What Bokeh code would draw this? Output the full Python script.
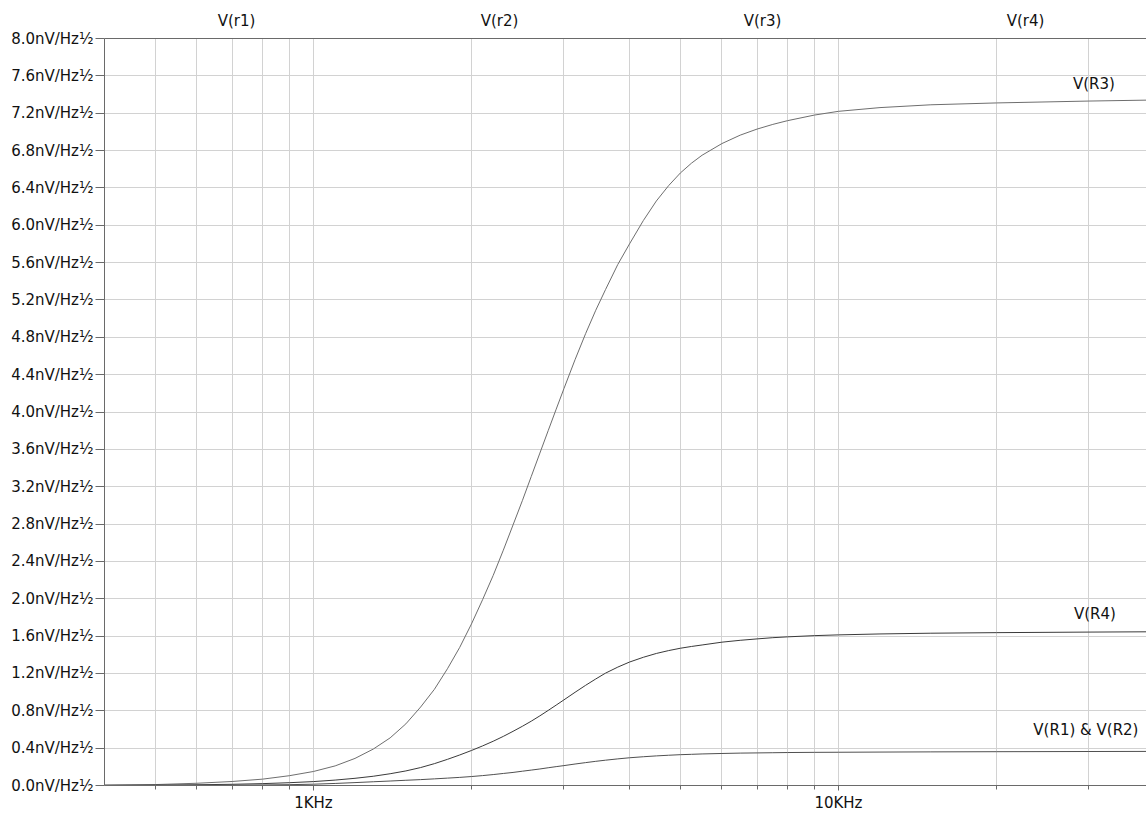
from bokeh.plotting import figure
from bokeh.models import (Range1d, LinearAxis, LinearScale, FixedTicker,
                          PrintfTickFormatter, Label, ColumnDataSource)
from bokeh.embed import file_html
from bokeh.resources import INLINE

# ---------------- data ----------------
freq = [400, 500, 600, 700, 800, 900, 1000, 1100, 1200, 1300,
        1400, 1500, 1600, 1700, 1800, 1900, 2000, 2100, 2200, 2300,
        2400, 2500, 2600, 2700, 2800, 2900, 3000, 3150, 3300, 3450,
        3600, 3800, 4000, 4250, 4500, 4750, 5000, 5250, 5500, 6000, 6500,
        7000, 7500, 8000, 9000, 10000, 12000, 15000, 20000, 30000, 38700]

v_r3 = [0.004, 0.01, 0.024, 0.043, 0.068, 0.105, 0.15, 0.21, 0.29, 0.39,
        0.51, 0.66, 0.84, 1.03, 1.25, 1.48, 1.73, 1.99, 2.25, 2.52,
        2.79, 3.05, 3.31, 3.56, 3.80, 4.03, 4.25, 4.56, 4.84, 5.09,
        5.31, 5.58, 5.80, 6.05, 6.26, 6.425, 6.56, 6.665, 6.75, 6.875, 6.965,
        7.03, 7.08, 7.12, 7.18, 7.22, 7.26, 7.29, 7.31, 7.33, 7.34]

v_r4 = [0.002, 0.004, 0.008, 0.013, 0.02, 0.03, 0.042, 0.058, 0.077, 0.099,
        0.126, 0.156, 0.192, 0.234, 0.28, 0.327, 0.375, 0.424, 0.474, 0.526,
        0.58, 0.634, 0.689, 0.746, 0.804, 0.861, 0.917, 0.998, 1.073, 1.141,
        1.203, 1.268, 1.322, 1.373, 1.414, 1.445, 1.47, 1.489, 1.505, 1.535, 1.555,
        1.57, 1.583, 1.592, 1.605, 1.613, 1.623, 1.631, 1.637, 1.643, 1.646]

v_r1_r2 = [0.001, 0.002, 0.003, 0.004, 0.006, 0.009, 0.014, 0.022, 0.031, 0.04,
           0.048, 0.056, 0.063, 0.071, 0.079, 0.087, 0.096, 0.106, 0.117, 0.129,
           0.14, 0.153, 0.165, 0.177, 0.19, 0.202, 0.213, 0.23, 0.245, 0.259,
           0.271, 0.285, 0.297, 0.308, 0.317, 0.324, 0.33, 0.334, 0.338, 0.343, 0.347,
           0.349, 0.351, 0.353, 0.355, 0.356, 0.358, 0.36, 0.362, 0.364, 0.365]

series_names = ["V(R3)", "V(R4)", "V(R1) & V(R2)"]
top_labels = ["V(r1)", "V(r2)", "V(r3)", "V(r4)"]
y_ticks = [0.0, 0.4, 0.8, 1.2, 1.6, 2.0, 2.4, 2.8, 3.2, 3.6, 4.0, 4.4, 4.8, 5.2,
           5.6, 6.0, 6.4, 6.8, 7.2, 7.6, 8.0]
x_major = [1000, 10000]
x_major_labels = ["1KHz", "10KHz"]
x_minor = [500, 600, 700, 800, 900, 2000, 3000, 4000, 5000, 6000, 7000, 8000,
           9000, 20000, 30000]
label_freq = 30000

# ---------------- styling ----------------
FONT = "DejaVu Sans"
FS = "15px"
AXIS_COL = "#6a6a6a"
GRID_COL = "#d2d2d2"
TEXT_COL = "#111111"

W, H = 1146, 814
BL, BT, BB = 104, 38, 29
FW = W - BL
x_start = 400
x_end = 10 ** (2.60206 + FW / 525.0)

p = figure(width=W, height=H, x_axis_type="log",
           x_range=Range1d(x_start, x_end), y_range=Range1d(0, 8),
           output_backend="svg", toolbar_location=None,
           min_border_left=BL, min_border_right=0,
           min_border_top=BT, min_border_bottom=BB)
p.outline_line_color = None
p.background_fill_color = "white"
p.border_fill_color = "white"

# x axis
xt = FixedTicker(ticks=x_major, minor_ticks=x_minor)
xa = p.xaxis[0]
xa.ticker = xt
xa.major_label_overrides = {k: v for k, v in zip(x_major, x_major_labels)}
xa.axis_line_color = AXIS_COL
xa.major_tick_line_color = AXIS_COL
xa.minor_tick_line_color = AXIS_COL
xa.major_tick_in = 0
xa.major_tick_out = 5
xa.minor_tick_in = 0
xa.minor_tick_out = 4
xa.major_label_standoff = 3
xa.major_label_text_font = FONT
xa.major_label_text_font_size = FS
xa.major_label_text_color = TEXT_COL

# y axis
ya = p.yaxis[0]
ya.ticker = FixedTicker(ticks=y_ticks)
ya.formatter = PrintfTickFormatter(format="%.1fnV/Hz½")
ya.axis_line_color = AXIS_COL
ya.major_tick_line_color = AXIS_COL
ya.minor_tick_line_color = None
ya.major_tick_in = 0
ya.major_tick_out = 9
ya.major_label_standoff = 2
ya.major_label_text_font = FONT
ya.major_label_text_font_size = FS
ya.major_label_text_color = TEXT_COL

# grids
p.xgrid.ticker = xt
p.xgrid.grid_line_color = GRID_COL
p.xgrid.minor_grid_line_color = GRID_COL
p.ygrid.ticker = FixedTicker(ticks=y_ticks)
p.ygrid.grid_line_color = GRID_COL

# top labels as a linear axis above
spacing = 263.0
p.extra_x_ranges = {"top": Range1d(-0.502, -0.502 + FW / spacing)}
p.extra_x_scales = {"top": LinearScale()}
ta = LinearAxis(x_range_name="top",
                ticker=FixedTicker(ticks=list(range(len(top_labels)))),
                major_label_overrides={i: t for i, t in enumerate(top_labels)})
ta.axis_line_color = AXIS_COL
ta.major_tick_line_color = None
ta.minor_tick_line_color = None
ta.major_label_standoff = 3
ta.major_label_text_font = FONT
ta.major_label_text_font_size = FS
ta.major_label_text_color = TEXT_COL
p.add_layout(ta, "above")

# curves
src = ColumnDataSource(dict(f=freq, r3=v_r3, r4=v_r4, r12=v_r1_r2))
p.line("f", "r3", source=src, line_color="#6e6e6e", line_width=1)
p.line("f", "r4", source=src, line_color="#3a3a3a", line_width=1)
p.line("f", "r12", source=src, line_color="#505050", line_width=1)

# curve labels
for name, vals, dx, dy in zip(series_names, [v_r3, v_r4, v_r1_r2],
                              [5, 6, -3], [16, 18, 21]):
    p.add_layout(Label(x=label_freq, y=vals[-1], text=name, x_offset=dx,
                       y_offset=dy, text_align="center", text_baseline="middle",
                       text_font=FONT, text_font_size=FS, text_color=TEXT_COL))

open("out.html", "w").write(file_html(p, INLINE))
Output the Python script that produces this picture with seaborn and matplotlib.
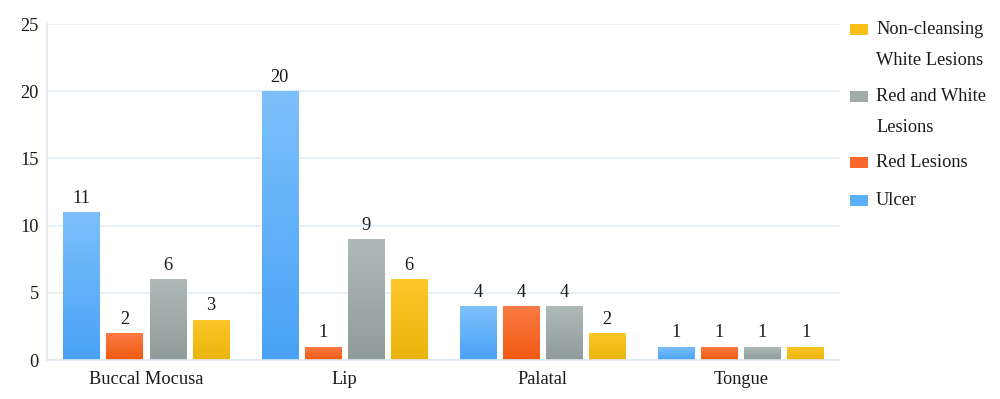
===
(Problem details) All of the entries need to be transcribed word for word; pictures are left out.

(Exercise output)
What Bokeh code would draw this? Output the full Python script.
from bokeh.plotting import figure
from bokeh.models import (Range1d, LinearAxis, LinearScale, FixedTicker,
                          PrintfTickFormatter, Label, ColumnDataSource)
from bokeh.embed import file_html
from bokeh.resources import INLINE

# ---------------- data ----------------
freq = [400, 500, 600, 700, 800, 900, 1000, 1100, 1200, 1300,
        1400, 1500, 1600, 1700, 1800, 1900, 2000, 2100, 2200, 2300,
        2400, 2500, 2600, 2700, 2800, 2900, 3000, 3150, 3300, 3450,
        3600, 3800, 4000, 4250, 4500, 4750, 5000, 5250, 5500, 6000, 6500,
        7000, 7500, 8000, 9000, 10000, 12000, 15000, 20000, 30000, 38700]

v_r3 = [0.004, 0.01, 0.024, 0.043, 0.068, 0.105, 0.15, 0.21, 0.29, 0.39,
        0.51, 0.66, 0.84, 1.03, 1.25, 1.48, 1.73, 1.99, 2.25, 2.52,
        2.79, 3.05, 3.31, 3.56, 3.80, 4.03, 4.25, 4.56, 4.84, 5.09,
        5.31, 5.58, 5.80, 6.05, 6.26, 6.425, 6.56, 6.665, 6.75, 6.875, 6.965,
        7.03, 7.08, 7.12, 7.18, 7.22, 7.26, 7.29, 7.31, 7.33, 7.34]

v_r4 = [0.002, 0.004, 0.008, 0.013, 0.02, 0.03, 0.042, 0.058, 0.077, 0.099,
        0.126, 0.156, 0.192, 0.234, 0.28, 0.327, 0.375, 0.424, 0.474, 0.526,
        0.58, 0.634, 0.689, 0.746, 0.804, 0.861, 0.917, 0.998, 1.073, 1.141,
        1.203, 1.268, 1.322, 1.373, 1.414, 1.445, 1.47, 1.489, 1.505, 1.535, 1.555,
        1.57, 1.583, 1.592, 1.605, 1.613, 1.623, 1.631, 1.637, 1.643, 1.646]

v_r1_r2 = [0.001, 0.002, 0.003, 0.004, 0.006, 0.009, 0.014, 0.022, 0.031, 0.04,
           0.048, 0.056, 0.063, 0.071, 0.079, 0.087, 0.096, 0.106, 0.117, 0.129,
           0.14, 0.153, 0.165, 0.177, 0.19, 0.202, 0.213, 0.23, 0.245, 0.259,
           0.271, 0.285, 0.297, 0.308, 0.317, 0.324, 0.33, 0.334, 0.338, 0.343, 0.347,
           0.349, 0.351, 0.353, 0.355, 0.356, 0.358, 0.36, 0.362, 0.364, 0.365]

series_names = ["V(R3)", "V(R4)", "V(R1) & V(R2)"]
top_labels = ["V(r1)", "V(r2)", "V(r3)", "V(r4)"]
y_ticks = [0.0, 0.4, 0.8, 1.2, 1.6, 2.0, 2.4, 2.8, 3.2, 3.6, 4.0, 4.4, 4.8, 5.2,
           5.6, 6.0, 6.4, 6.8, 7.2, 7.6, 8.0]
x_major = [1000, 10000]
x_major_labels = ["1KHz", "10KHz"]
x_minor = [500, 600, 700, 800, 900, 2000, 3000, 4000, 5000, 6000, 7000, 8000,
           9000, 20000, 30000]
label_freq = 30000

# ---------------- styling ----------------
FONT = "DejaVu Sans"
FS = "15px"
AXIS_COL = "#6a6a6a"
GRID_COL = "#d2d2d2"
TEXT_COL = "#111111"

W, H = 1146, 814
BL, BT, BB = 104, 38, 29
FW = W - BL
x_start = 400
x_end = 10 ** (2.60206 + FW / 525.0)

p = figure(width=W, height=H, x_axis_type="log",
           x_range=Range1d(x_start, x_end), y_range=Range1d(0, 8),
           output_backend="svg", toolbar_location=None,
           min_border_left=BL, min_border_right=0,
           min_border_top=BT, min_border_bottom=BB)
p.outline_line_color = None
p.background_fill_color = "white"
p.border_fill_color = "white"

# x axis
xt = FixedTicker(ticks=x_major, minor_ticks=x_minor)
xa = p.xaxis[0]
xa.ticker = xt
xa.major_label_overrides = {k: v for k, v in zip(x_major, x_major_labels)}
xa.axis_line_color = AXIS_COL
xa.major_tick_line_color = AXIS_COL
xa.minor_tick_line_color = AXIS_COL
xa.major_tick_in = 0
xa.major_tick_out = 5
xa.minor_tick_in = 0
xa.minor_tick_out = 4
xa.major_label_standoff = 3
xa.major_label_text_font = FONT
xa.major_label_text_font_size = FS
xa.major_label_text_color = TEXT_COL

# y axis
ya = p.yaxis[0]
ya.ticker = FixedTicker(ticks=y_ticks)
ya.formatter = PrintfTickFormatter(format="%.1fnV/Hz½")
ya.axis_line_color = AXIS_COL
ya.major_tick_line_color = AXIS_COL
ya.minor_tick_line_color = None
ya.major_tick_in = 0
ya.major_tick_out = 9
ya.major_label_standoff = 2
ya.major_label_text_font = FONT
ya.major_label_text_font_size = FS
ya.major_label_text_color = TEXT_COL

# grids
p.xgrid.ticker = xt
p.xgrid.grid_line_color = GRID_COL
p.xgrid.minor_grid_line_color = GRID_COL
p.ygrid.ticker = FixedTicker(ticks=y_ticks)
p.ygrid.grid_line_color = GRID_COL

# top labels as a linear axis above
spacing = 263.0
p.extra_x_ranges = {"top": Range1d(-0.502, -0.502 + FW / spacing)}
p.extra_x_scales = {"top": LinearScale()}
ta = LinearAxis(x_range_name="top",
                ticker=FixedTicker(ticks=list(range(len(top_labels)))),
                major_label_overrides={i: t for i, t in enumerate(top_labels)})
ta.axis_line_color = AXIS_COL
ta.major_tick_line_color = None
ta.minor_tick_line_color = None
ta.major_label_standoff = 3
ta.major_label_text_font = FONT
ta.major_label_text_font_size = FS
ta.major_label_text_color = TEXT_COL
p.add_layout(ta, "above")

# curves
src = ColumnDataSource(dict(f=freq, r3=v_r3, r4=v_r4, r12=v_r1_r2))
p.line("f", "r3", source=src, line_color="#6e6e6e", line_width=1)
p.line("f", "r4", source=src, line_color="#3a3a3a", line_width=1)
p.line("f", "r12", source=src, line_color="#505050", line_width=1)

# curve labels
for name, vals, dx, dy in zip(series_names, [v_r3, v_r4, v_r1_r2],
                              [5, 6, -3], [16, 18, 21]):
    p.add_layout(Label(x=label_freq, y=vals[-1], text=name, x_offset=dx,
                       y_offset=dy, text_align="center", text_baseline="middle",
                       text_font=FONT, text_font_size=FS, text_color=TEXT_COL))

open("out.html", "w").write(file_html(p, INLINE))
Output the Python script that produces this picture with seaborn and matplotlib.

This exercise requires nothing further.